Muscle contraction stimulates lymphatic flow and movement through your body, therefore exercise is highly useful in your daily lymphedema management program. One of the keys to living well with lymphedema is to find which combination of exercise and compression garment works best for you. The challenge is that this is different for each person. The word exercise can be overwhelming for some people; try to focus on the positive results of moving your body.

We recommend that you work with a Certified Lymphedema Therapist (CLT) for ongoing lymphedema care and to develop an exercise program. You and your therapist will discuss what kind of exercise you have done in the past, how long it has been since you had a regular exercise program, and what physical limitations you have.  Your exercise program will most likely begin with self-administered Manual Lymph Drainage (MLD) to stimulate your lymphatic system. The deep breathing exercises (part of MLD) enhance pumping of the thoracic duct, one of the large lymph vessels which drains the abdominal and thoracic area. The lymph ultimately returns to the bloodstream.

You will begin your exercise program gently, increasing the intensity and frequency slowly as you become accustomed to the movements.  A journal or calendar will help you keep track of your exercises and physical responses.
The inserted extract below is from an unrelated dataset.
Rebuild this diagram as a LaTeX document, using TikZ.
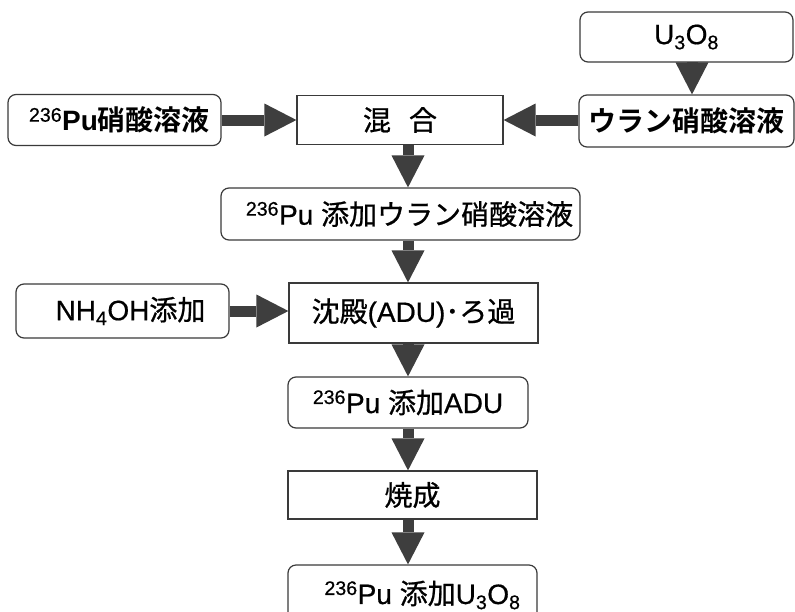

You will learn to pay attention to any symptoms of lymphedema that occur after your exercise such as increased swelling, tightness, heaviness, clumsiness, or achiness. If symptoms appear, you’ll want to consider decreasing the duration and/or intensity of your exercises. Be aware that exercising to the point of fatigue may exacerbate lymphedema. It is also wise to record in your journal other factors that may impact your lymphedema such as extreme temperatures, a change in compression garments, stress, diet, changes in sleep, illness, hydration, medication, standing or sitting for long periods, repetitive motion, or change in bowel regime. Over time you’ll notice patterns and can adjust your daily routine.

Besides a strengthening program, we encourage you to find some type of movement or activity that works for you and brings you joy. Some ideas are walking, biking, yoga, tai chi, Healthy Steps (an exercise system especially designed for promoting lymphatic flow, and with music), kayaking, and swimming. The nice thing about water exercise is that you don’t have to wear a compression garment because you get the natural compression provided by the water and gentle activity out of gravity.

We know from experience that moving your body is one of the best things that you can do to keep your lymphedema in check, your brain sane, and your body functional.  It’s a gift that truly keeps giving.